The Biden Administration Is Planning To Restart Controversial Border Flights To Expel Immigrant Families

The resumption of the flights for families comes months after immigrant advocates said the process added to the trauma of the expulsions into Mexico.

The Biden administration plans to resume the practice of flying Central American families arrested after crossing into the country illegally to spots along the border that can make it easier to expel them back to Mexico, according to government documents obtained by BuzzFeed News.

The effort indicates that Mexico is willing to take families in certain parts of the border who are turned around by US border agents under a Trump-era policy. As part of the process, families from El Salvador, Guatemala, and Honduras — also known as the Northern Triangle — are sent from one location on the border to areas like San Diego or El Paso where officials can turn back up to 100 people a day to Mexico.

The resumption of the flights for families from the Northern Triangle comes months after immigrant advocates said the process added to the trauma of the expulsions into Mexico, as families believed they were being allowed to stay in the US only to be turned around to a part of Mexico they hadn’t crossed from. In May, CBS News reported that the Department of Homeland Security had suspended the use of so-called lateral flights.

A spokesperson for the DHS said in a statement that the agency was working with Mexico to process individuals "as safely and expeditiously as possible,"

"Some of these individuals are then expelled to Mexico pursuant to the CDC Order under the CDC’s Title 42 public health authority," they added. "The operational need for these sector-to-sector transfers is assessed daily based on the processing capability and facility capacity of each Sector.”

The Biden administration has been increasingly concerned about the high volumes of immigrants crossing the border and the issues facing the capacity to process them as it contends with the rapid spread of the Delta variant in the US. A senior DHS official, David Shahoulian, told a federal court judge this week that the Department of Homeland Security was "likely to have encountered about 210,000 individuals in July" — the highest monthly number since 2000. "July also likely included a record number of unaccompanied child encounters ... and the second-highest number of family unit encounters,” Shahoulian added.

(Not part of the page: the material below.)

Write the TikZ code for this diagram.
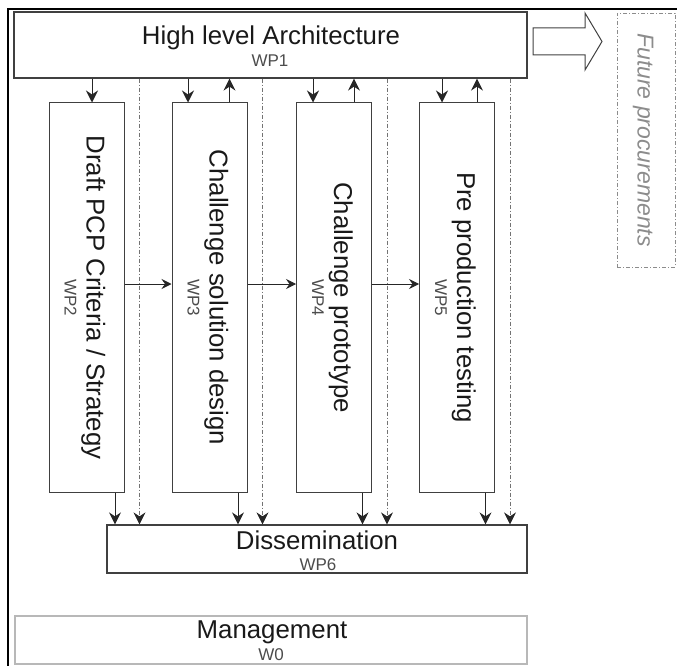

The increase in numbers has been acutely felt in the Rio Grande Valley, where Shahoulian said the capacity to hold people had been stretched. The filing came as part of the administration’s reasoning to continue with the Trump-era policy, which has led to tens of thousands of immigrants being expelled at the southern border, including those who fled their home countries and are seeking protection.

Since March 2020, border officials have used a section of the public health code known as Title 42 to immediately turn back immigrants at the border in order to halt the spread of the coronavirus. Previously, immigrants had the opportunity to claim fear of being returned to their home countries, something that’s unavailable when deported under Title 42.

“Overcrowding challenges DHS’s ability to effectively execute many of its core public health mitigation and countermeasure activities. Additionally, higher rates of COVID-19 transmission within a DHS facility could quickly impede the Department’s ability to utilize that facility’s maximum capacity, further lowering the overall processing and holding capacity along the southwest border,” Shahoulian said this week.

The US has also begun the process of flying those expelled under Title 42 into southern Mexico, DHS officials said, as an effort to combat people crossing the border repeatedly. Reuters first reported the news on Thursday.

The number of families crossing the southern border and being allowed to stay in the US has increased after Mexican officials passed a law prohibiting undocumented immigrant children from being held in their detention centers. With no space to hold the families in US facilities, and Mexico refusing to take them back, they started to be released in Texas border cities.

In April, Biden said he was negotiating with the president of Mexico to address the issue.

“I think we are going to see that can change,” he said, adding that the families "should all be going back” and that only unaccompanied children would be the exception.

The ACLU had been in negotiations with the US government for several months over blocking the use of Title 42 against families. The ACLU represents six families who fled their countries and were seeking safety in the US. Those negotiations broke down this week and the lawsuit is set to resume.

Prior to the policy, the group contends, the families would have had a chance at seeking asylum at the border. Instead, under the Title 42 policy, immigrants and families at the border must “affirmatively” state they are fearful of being tortured in their home country in order to get the chance at a screening for protections.